▶ _SHORT EXERCISE_:
Copy out each line of the data holding "Python".

▶ _Rows from a dataset of charts and code_:
"""

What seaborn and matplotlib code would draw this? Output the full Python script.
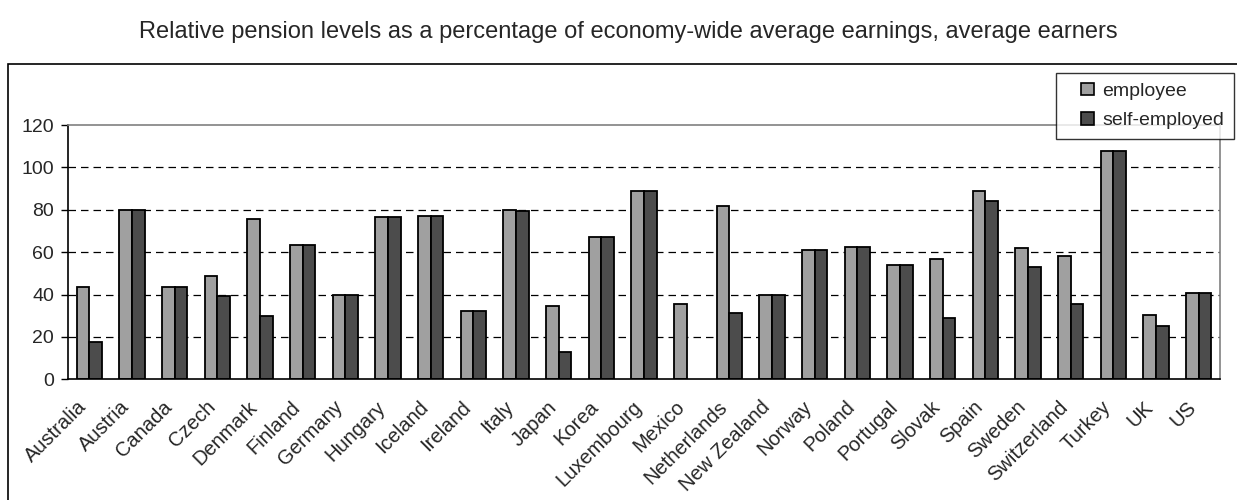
import numpy as np
import pandas as pd
import matplotlib
matplotlib.use("Agg")
import matplotlib.pyplot as plt
import matplotlib.transforms as mtransforms
from matplotlib.patches import Rectangle
from matplotlib.legend_handler import HandlerPatch
import seaborn as sns

# Datos
countries = ["Australia", "Austria", "Canada", "Czech", "Denmark", "Finland", "Germany",
             "Hungary", "Iceland", "Ireland", "Italy", "Japan", "Korea", "Luxembourg",
             "Mexico", "Netherlands", "New Zealand", "Norway", "Poland", "Portugal",
             "Slovak", "Spain", "Sweden", "Switzerland", "Turkey", "UK", "US"]
employee = [43.7, 80.0, 43.7, 48.7, 75.8, 63.4, 40.0, 76.4, 77.2, 32.2, 80.0, 34.7, 67.0,
            88.7, 35.7, 81.7, 40.0, 61.0, 62.5, 53.9, 56.6, 88.7, 61.8, 58.3, 107.7, 30.3, 40.8]
self_employed = [17.5, 80.0, 43.7, 39.3, 29.7, 63.4, 40.0, 76.4, 77.2, 32.2, 79.2, 13.0, 67.0,
                 88.7, np.nan, 31.4, 40.0, 61.0, 62.5, 53.9, 28.8, 84.2, 53.1, 35.7, 107.7, 25.3, 40.8]
series = ["employee", "self-employed"]
colors = ["#a0a0a0", "#4c4c4c"]

df = pd.DataFrame({
    "country": countries * 2,
    "value": employee + self_employed,
    "type": [series[0]] * len(countries) + [series[1]] * len(countries),
})

sns.set_style("white")
plt.rcParams['font.family'] = ['Liberation Sans', 'DejaVu Sans']

fig = plt.figure(figsize=(12.37, 5), dpi=100)
ax = fig.add_axes([68 / 1237, 1 - 379.3 / 500, (1220 - 68) / 1237, (379.3 - 125) / 500])

sns.barplot(data=df, x="country", y="value", hue="type", order=countries,
            hue_order=series, palette=colors, width=0.6, edgecolor="black",
            linewidth=1.3, saturation=1, ax=ax, legend=False)

ax.set_xlim(-0.5, len(countries) - 0.5)
ax.set_ylim(0, 120)
ax.set_yticks(range(0, 121, 20))
ax.set_xlabel("")
ax.set_ylabel("")

# lineas de rejilla discontinuas
for yv in range(20, 101, 20):
    ax.axhline(yv, color="black", linestyle=(0, (6, 4)), linewidth=0.9, zorder=0)

# marcas del eje x entre categorias
ax.set_xticks(np.arange(-0.5, len(countries), 1.0), minor=True)
ax.tick_params(axis="x", which="minor", length=5, width=1, color="black", direction="out")
ax.tick_params(axis="x", which="major", length=0, pad=13)
ax.tick_params(axis="y", length=5, width=1, color="black", direction="out", left=True, pad=5)
ax.set_xticks(range(len(countries)))
ax.set_xticklabels(countries, rotation=45, ha="right", va="top", rotation_mode="anchor",
                   fontsize=14.5)
shift = mtransforms.ScaledTranslation(-0.12, 0, fig.dpi_scale_trans)
for lab in ax.get_xticklabels():
    lab.set_transform(lab.get_transform() + shift)
for lab in ax.get_yticklabels():
    lab.set_fontsize(14)

for side in ["left", "bottom"]:
    ax.spines[side].set_color("black")
    ax.spines[side].set_linewidth(1.2)
for side in ["top", "right"]:
    ax.spines[side].set_color("#808080")
    ax.spines[side].set_linewidth(1.2)


# cuadrito de la leyenda pegado a la derecha del hueco
def square_patch(legend, orig_handle, xdescent, ydescent, width, height, fontsize):
    s = height
    return Rectangle((-xdescent + width - s, -ydescent), s, s)


handles = [Rectangle((0, 0), 1, 1, facecolor=c, edgecolor="black", linewidth=1.2) for c in colors]
leg = fig.legend(handles, series, loc="upper right", bbox_to_anchor=(1234 / 1237, 1 - 73 / 500),
                 fontsize=14, frameon=True, fancybox=False, edgecolor="black",
                 handlelength=1.45, handleheight=0.6, handletextpad=0.45, borderpad=0.5,
                 labelspacing=0.65, borderaxespad=0,
                 handler_map={Rectangle: HandlerPatch(patch_func=square_patch)})
leg.get_frame().set_linewidth(1)

# marco exterior
fig.patches.append(Rectangle((8 / 1237, -0.01), 1.0, 1 - 64 / 500 + 0.01, transform=fig.transFigure,
                             fill=False, edgecolor="black", linewidth=1.2))

fig.text(628 / 1237, 1 - 32 / 500,
         "Relative pension levels as a percentage of economy-wide average earnings, average earners",
         ha="center", va="center", fontsize=17)

plt.savefig("out.png", dpi=100)
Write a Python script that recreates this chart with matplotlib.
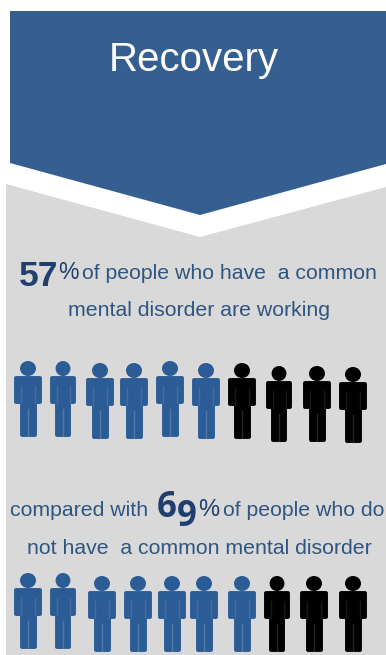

"""

▶ _OUTPUT OF THE TASK_:
What seaborn and matplotlib code would draw this? Output the full Python script.
Write a Python script that recreates this chart with matplotlib.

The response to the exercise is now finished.